## Start Task material

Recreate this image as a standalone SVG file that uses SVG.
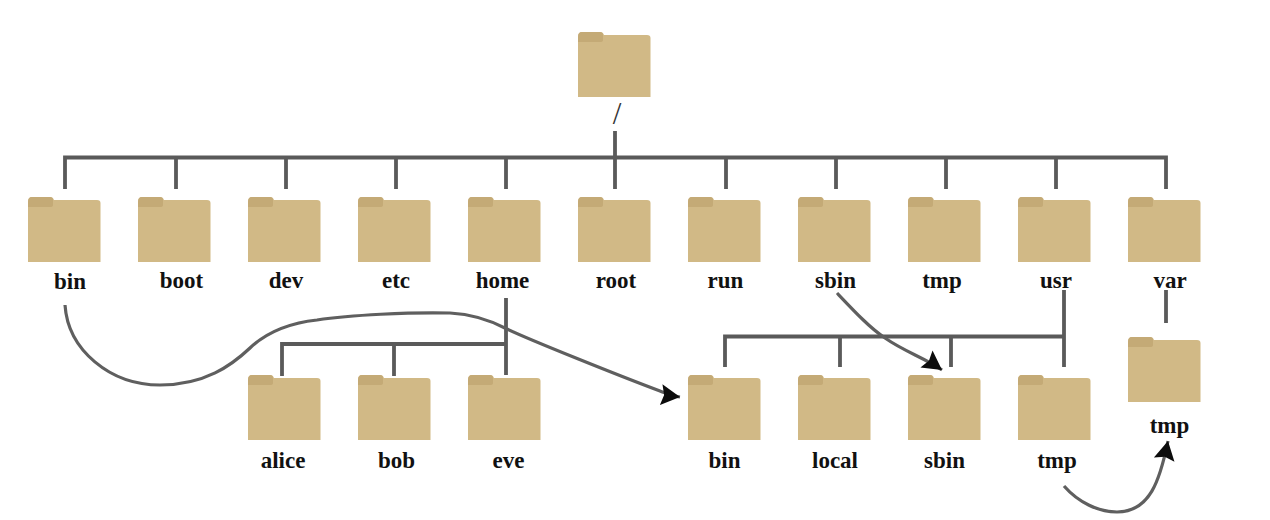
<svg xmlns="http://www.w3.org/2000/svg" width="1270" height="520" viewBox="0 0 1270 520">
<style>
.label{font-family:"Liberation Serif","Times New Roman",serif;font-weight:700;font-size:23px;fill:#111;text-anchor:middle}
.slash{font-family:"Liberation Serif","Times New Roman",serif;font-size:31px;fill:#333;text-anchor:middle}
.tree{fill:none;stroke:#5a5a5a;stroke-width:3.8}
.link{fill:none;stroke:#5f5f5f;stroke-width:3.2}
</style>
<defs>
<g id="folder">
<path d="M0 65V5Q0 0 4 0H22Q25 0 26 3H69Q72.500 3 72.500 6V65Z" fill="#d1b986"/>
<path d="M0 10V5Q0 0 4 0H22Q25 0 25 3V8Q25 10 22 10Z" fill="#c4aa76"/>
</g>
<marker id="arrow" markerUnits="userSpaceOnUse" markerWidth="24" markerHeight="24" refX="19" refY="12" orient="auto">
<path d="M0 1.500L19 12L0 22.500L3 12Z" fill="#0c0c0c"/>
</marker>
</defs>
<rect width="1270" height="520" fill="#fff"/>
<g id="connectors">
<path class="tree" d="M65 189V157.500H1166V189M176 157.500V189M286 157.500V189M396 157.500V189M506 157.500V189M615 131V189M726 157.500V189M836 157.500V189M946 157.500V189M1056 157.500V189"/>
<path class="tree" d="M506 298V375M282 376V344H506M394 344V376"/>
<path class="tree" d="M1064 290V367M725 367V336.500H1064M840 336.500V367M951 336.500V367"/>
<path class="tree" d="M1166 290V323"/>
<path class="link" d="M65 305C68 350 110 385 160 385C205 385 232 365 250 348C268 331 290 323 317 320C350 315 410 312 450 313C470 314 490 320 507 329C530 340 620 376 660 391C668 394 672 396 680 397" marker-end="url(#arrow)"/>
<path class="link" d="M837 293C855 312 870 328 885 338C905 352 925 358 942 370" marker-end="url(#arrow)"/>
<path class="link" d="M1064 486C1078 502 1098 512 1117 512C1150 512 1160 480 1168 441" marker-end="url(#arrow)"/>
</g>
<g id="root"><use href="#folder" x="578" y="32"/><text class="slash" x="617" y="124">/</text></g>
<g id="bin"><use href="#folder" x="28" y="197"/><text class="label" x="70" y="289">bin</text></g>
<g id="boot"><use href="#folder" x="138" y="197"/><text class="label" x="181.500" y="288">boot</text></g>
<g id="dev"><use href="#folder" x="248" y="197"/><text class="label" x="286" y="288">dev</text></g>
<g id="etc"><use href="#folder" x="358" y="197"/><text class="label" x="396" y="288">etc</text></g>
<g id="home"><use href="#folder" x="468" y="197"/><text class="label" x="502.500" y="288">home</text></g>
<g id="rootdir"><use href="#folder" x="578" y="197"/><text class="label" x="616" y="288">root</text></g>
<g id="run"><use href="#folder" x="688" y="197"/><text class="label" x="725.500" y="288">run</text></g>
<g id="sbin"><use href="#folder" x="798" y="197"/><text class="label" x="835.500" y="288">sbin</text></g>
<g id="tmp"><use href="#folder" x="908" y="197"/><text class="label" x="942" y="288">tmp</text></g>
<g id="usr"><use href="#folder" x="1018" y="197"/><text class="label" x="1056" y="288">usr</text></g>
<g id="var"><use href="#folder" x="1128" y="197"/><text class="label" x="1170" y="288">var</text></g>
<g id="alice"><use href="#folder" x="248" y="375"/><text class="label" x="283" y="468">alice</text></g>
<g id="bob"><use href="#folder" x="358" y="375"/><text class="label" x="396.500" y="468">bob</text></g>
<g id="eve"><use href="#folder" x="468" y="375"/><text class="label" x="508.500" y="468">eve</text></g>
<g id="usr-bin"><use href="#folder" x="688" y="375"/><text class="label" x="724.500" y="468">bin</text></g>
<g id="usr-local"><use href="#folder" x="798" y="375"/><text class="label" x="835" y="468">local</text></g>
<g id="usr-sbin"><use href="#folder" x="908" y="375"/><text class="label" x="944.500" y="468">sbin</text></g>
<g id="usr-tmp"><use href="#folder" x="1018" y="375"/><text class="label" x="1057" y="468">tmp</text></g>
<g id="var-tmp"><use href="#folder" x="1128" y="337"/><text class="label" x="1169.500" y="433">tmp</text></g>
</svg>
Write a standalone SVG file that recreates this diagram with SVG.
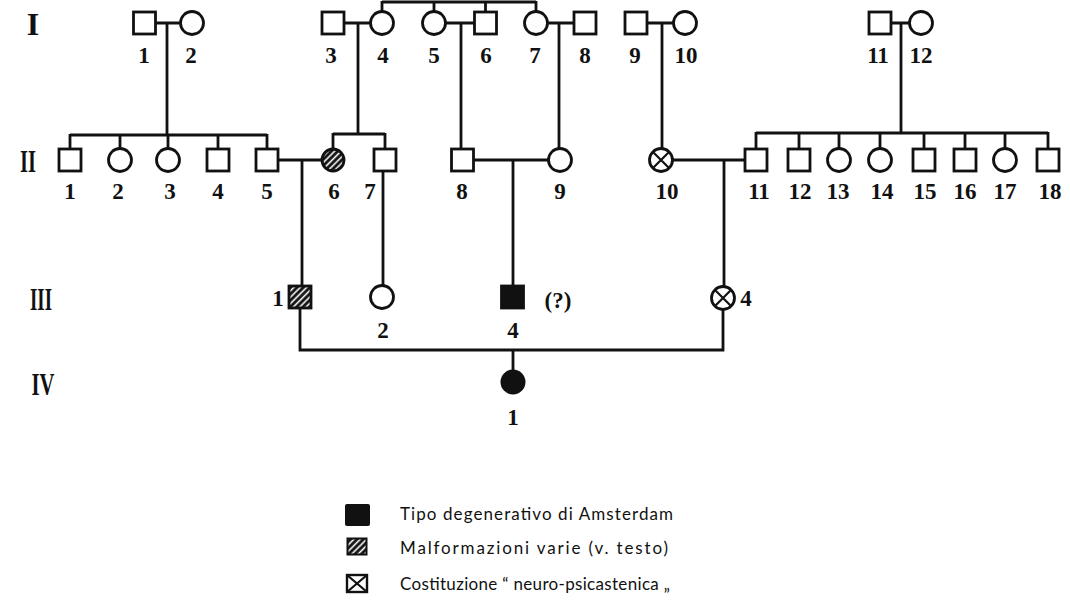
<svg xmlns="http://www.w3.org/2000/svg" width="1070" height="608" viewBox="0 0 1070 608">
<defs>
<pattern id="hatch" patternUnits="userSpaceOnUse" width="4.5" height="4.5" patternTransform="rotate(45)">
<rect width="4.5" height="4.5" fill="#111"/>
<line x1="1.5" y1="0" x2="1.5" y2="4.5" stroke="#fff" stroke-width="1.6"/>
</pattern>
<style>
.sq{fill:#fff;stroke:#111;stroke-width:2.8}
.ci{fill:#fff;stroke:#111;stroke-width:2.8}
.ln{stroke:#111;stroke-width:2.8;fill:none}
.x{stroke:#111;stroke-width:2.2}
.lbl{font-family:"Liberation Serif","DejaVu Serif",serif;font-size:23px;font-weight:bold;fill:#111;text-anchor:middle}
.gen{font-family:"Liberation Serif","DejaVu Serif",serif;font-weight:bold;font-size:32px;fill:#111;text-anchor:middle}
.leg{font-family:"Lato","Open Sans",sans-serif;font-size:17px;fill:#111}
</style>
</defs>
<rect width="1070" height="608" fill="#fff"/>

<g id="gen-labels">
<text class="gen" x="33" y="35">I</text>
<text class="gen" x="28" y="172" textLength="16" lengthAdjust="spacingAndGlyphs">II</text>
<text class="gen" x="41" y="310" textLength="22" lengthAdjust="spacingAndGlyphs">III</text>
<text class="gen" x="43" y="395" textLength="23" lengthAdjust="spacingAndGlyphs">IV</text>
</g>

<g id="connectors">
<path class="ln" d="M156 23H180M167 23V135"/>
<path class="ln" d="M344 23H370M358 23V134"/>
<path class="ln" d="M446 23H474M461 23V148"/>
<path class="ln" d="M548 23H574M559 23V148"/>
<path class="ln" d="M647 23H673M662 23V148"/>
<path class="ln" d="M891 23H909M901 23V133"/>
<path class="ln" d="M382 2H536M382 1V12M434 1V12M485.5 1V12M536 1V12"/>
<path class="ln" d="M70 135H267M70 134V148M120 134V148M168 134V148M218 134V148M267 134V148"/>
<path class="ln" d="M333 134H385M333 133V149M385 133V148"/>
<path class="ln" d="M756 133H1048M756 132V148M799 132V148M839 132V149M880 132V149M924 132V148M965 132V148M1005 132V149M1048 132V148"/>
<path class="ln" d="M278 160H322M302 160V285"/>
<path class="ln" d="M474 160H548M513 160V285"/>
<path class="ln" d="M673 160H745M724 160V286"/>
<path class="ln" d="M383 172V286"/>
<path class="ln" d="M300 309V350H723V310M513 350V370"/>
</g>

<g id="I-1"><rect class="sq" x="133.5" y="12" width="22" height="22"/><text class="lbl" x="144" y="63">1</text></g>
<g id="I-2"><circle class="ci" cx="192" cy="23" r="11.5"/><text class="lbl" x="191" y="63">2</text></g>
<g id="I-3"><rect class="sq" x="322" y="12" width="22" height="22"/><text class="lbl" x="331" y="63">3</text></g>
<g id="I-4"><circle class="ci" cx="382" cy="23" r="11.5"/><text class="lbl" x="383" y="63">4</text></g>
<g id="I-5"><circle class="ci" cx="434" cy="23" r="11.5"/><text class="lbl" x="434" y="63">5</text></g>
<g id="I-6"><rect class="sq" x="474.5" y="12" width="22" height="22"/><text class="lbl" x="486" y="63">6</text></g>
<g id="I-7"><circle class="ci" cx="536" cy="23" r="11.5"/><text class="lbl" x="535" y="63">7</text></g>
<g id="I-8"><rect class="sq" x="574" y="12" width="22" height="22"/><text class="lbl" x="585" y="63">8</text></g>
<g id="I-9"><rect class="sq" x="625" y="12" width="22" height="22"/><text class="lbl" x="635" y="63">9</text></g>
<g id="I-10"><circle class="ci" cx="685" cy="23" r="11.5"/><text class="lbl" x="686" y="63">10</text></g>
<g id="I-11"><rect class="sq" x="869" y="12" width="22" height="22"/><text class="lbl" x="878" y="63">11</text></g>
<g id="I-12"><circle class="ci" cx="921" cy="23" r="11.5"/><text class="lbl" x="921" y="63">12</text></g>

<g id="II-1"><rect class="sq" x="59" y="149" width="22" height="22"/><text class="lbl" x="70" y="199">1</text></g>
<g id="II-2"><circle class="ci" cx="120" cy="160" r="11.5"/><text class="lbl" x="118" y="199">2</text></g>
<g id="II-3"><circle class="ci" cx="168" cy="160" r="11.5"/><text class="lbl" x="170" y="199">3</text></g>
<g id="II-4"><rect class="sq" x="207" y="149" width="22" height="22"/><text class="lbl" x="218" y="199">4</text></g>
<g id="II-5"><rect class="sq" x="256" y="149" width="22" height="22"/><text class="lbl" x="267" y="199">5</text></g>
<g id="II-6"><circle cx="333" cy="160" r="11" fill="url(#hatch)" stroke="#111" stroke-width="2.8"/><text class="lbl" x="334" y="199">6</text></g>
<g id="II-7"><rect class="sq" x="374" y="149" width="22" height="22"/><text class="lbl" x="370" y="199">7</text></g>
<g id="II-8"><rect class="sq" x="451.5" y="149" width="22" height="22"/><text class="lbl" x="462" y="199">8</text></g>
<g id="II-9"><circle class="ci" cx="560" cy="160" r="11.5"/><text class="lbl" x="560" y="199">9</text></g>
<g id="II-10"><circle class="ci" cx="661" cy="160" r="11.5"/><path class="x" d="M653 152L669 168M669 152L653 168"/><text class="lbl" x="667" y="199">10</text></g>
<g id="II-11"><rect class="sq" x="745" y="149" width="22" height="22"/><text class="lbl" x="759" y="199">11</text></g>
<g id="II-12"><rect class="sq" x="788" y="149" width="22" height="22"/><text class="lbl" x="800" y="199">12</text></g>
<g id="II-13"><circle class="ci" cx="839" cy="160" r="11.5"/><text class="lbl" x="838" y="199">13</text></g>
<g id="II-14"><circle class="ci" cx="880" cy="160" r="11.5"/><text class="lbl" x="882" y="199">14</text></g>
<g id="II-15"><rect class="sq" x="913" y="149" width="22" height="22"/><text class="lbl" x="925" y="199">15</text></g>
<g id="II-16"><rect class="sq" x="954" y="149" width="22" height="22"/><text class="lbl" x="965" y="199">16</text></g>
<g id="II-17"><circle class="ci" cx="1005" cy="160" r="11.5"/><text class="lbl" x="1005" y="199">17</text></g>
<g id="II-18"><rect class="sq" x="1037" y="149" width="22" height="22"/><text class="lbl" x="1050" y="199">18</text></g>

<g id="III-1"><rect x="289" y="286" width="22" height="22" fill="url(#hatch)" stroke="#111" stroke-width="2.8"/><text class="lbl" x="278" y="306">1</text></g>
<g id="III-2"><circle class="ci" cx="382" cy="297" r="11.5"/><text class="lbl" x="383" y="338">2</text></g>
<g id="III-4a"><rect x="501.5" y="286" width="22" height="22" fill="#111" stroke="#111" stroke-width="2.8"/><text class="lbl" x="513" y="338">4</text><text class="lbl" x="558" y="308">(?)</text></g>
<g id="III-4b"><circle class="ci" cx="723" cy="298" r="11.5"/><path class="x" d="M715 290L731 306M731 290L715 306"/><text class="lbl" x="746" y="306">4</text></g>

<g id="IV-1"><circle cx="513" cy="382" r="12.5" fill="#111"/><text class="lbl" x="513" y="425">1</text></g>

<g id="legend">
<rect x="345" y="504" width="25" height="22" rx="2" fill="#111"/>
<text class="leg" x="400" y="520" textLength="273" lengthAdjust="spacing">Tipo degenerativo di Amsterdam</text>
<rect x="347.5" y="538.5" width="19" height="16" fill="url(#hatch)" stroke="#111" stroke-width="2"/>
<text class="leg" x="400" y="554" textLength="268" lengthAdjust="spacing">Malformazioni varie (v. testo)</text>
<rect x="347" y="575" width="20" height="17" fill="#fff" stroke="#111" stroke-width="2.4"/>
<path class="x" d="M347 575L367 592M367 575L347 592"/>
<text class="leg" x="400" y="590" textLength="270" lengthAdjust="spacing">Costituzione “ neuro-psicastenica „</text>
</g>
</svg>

## End Task material

**Task instructions**
Search the records for the word "standalone". Copy every line that has it.

**Full response**
Recreate this image as a standalone SVG file that uses SVG.
Write a standalone SVG file that recreates this diagram with SVG.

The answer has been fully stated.